Bias and Fairness in Facial Recognition AI: An Experimental Evaluation of Demographic Disparities and Mitigation Strategies
DOI:
https://doi.org/10.61173/gq1fqz50Keywords:
Facial Recognition, Algorithmic Bias, Fairness in AI, Demographic Disparities, Ethical AIAbstract
This research study investigates the question of whether or not facial recognition artificial intelligence (AI) systems are fair in the various demographic groups. Although the use of facial recognition in the area of security, law enforcement, and business has been rapidly adopted, recent reports have demonstrated significant differences in performance, which has been criticized in terms of ethics and social issues.
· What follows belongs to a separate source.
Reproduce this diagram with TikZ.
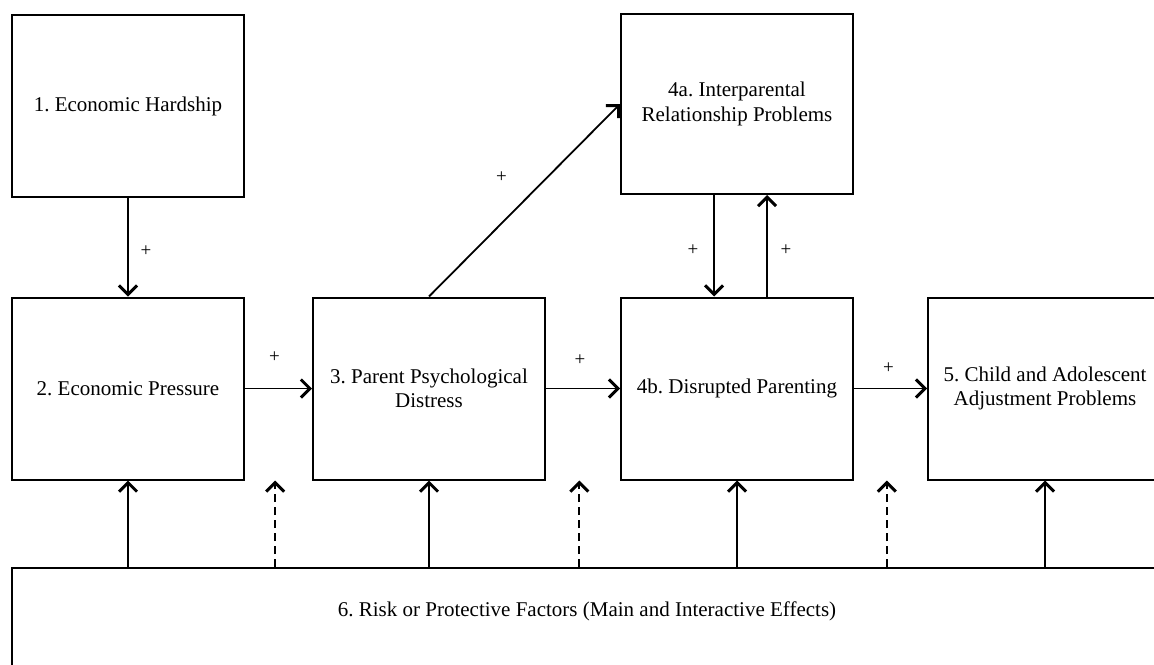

The research develops three hypotheses: (H1) facial recognition systems demonstrate much greater errors of dark-skinned people and women than of lightskinned men; (H2) working with balanced data sets eliminates demographic bias; and (H3) training on fairness enhances group performance equality. The large open-source face datasets that were used as primary data are the Racial Faces in the Wild (RFW), Balanced Faces in the Wild (BFW), CASIA-Face-Africa and KANFace. The open-source models that were tested and trained using these datasets include ResNet and VGGFace2. The evaluation of performance was done in terms of confusion matrices, fairness (Demographic Parity Difference, Equalized Odds) and statistical tests (T-tests, ANOVA, Chi-square). The findings indicate evident demographic differences in accordance with previous research but balanced datasets and unbiased approaches proved to contribute to quantifiable gains. Nonetheless, there were still tradeoffs between the general accuracy and fairness. The results confirm the opinion that demographic equity of AI needs not only technical interventions but also global governance, transparency of the datasets, and ethical control.